We conclude that Sierra Club’s procedural claims alleging that the DOE failed to comply with the NEPA and the ESA in granting the road easement are ripe for adjudication and that Sierra Club has standing to raise those claims. The district court erred in dismissing those claims for lack of ripeness.

41

Reversed and remanded for further proceedings.

Notes:

1

Pursuant to the rezoning resolutions, WAI is required to meet mandatory requirements to protect the hydrological and ecological resources in the proposed area, including submission of hydrological and tall grass prairie studies and a mine operation plan to Jefferson County for approval. WAI must also post reclamation bonds, and obtain other permits such as an air quality amendment from the Colorado Department of Health, a Colorado mined land reclamation board permit amendment, and a Colorado Department of Transportation highway access permit before it may commence mining operations on all but 20 acres of the new property.

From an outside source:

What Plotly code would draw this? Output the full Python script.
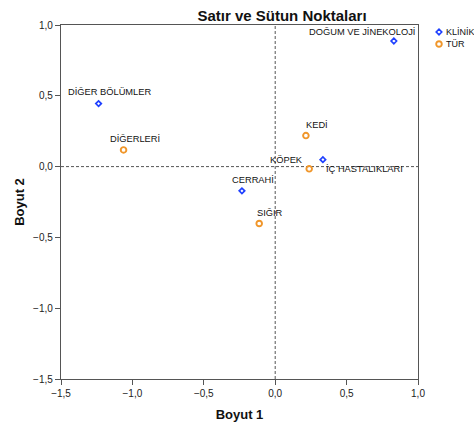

WAI has since received the required state air quality permit

2

At some time following the agreement, WAI transferred its interest in the property’s mineral rights to LaFarge Corporation

3

We have alternatively expressed a four-factor test to be considered: 1) whether the issues are purely legal; 2) whether the agency action involved is “final agency action” within the meaning of the Administrative Procedure Act, 5 U.S.C. ? 704; 3) whether the action has or will have a direct and immediate impact upon the plaintiff; and 4) whether resolution of the issues will promote effective enforcement and administration by the agencyCoalition for Sustainable Res., Inc. v. United States Forest Serv., 259 F.3d 1244, 1250 (10th Cir.2001). We have found this test to be essentially the same as that expressed in Ohio Forestry. Id. at 1250, n. 11.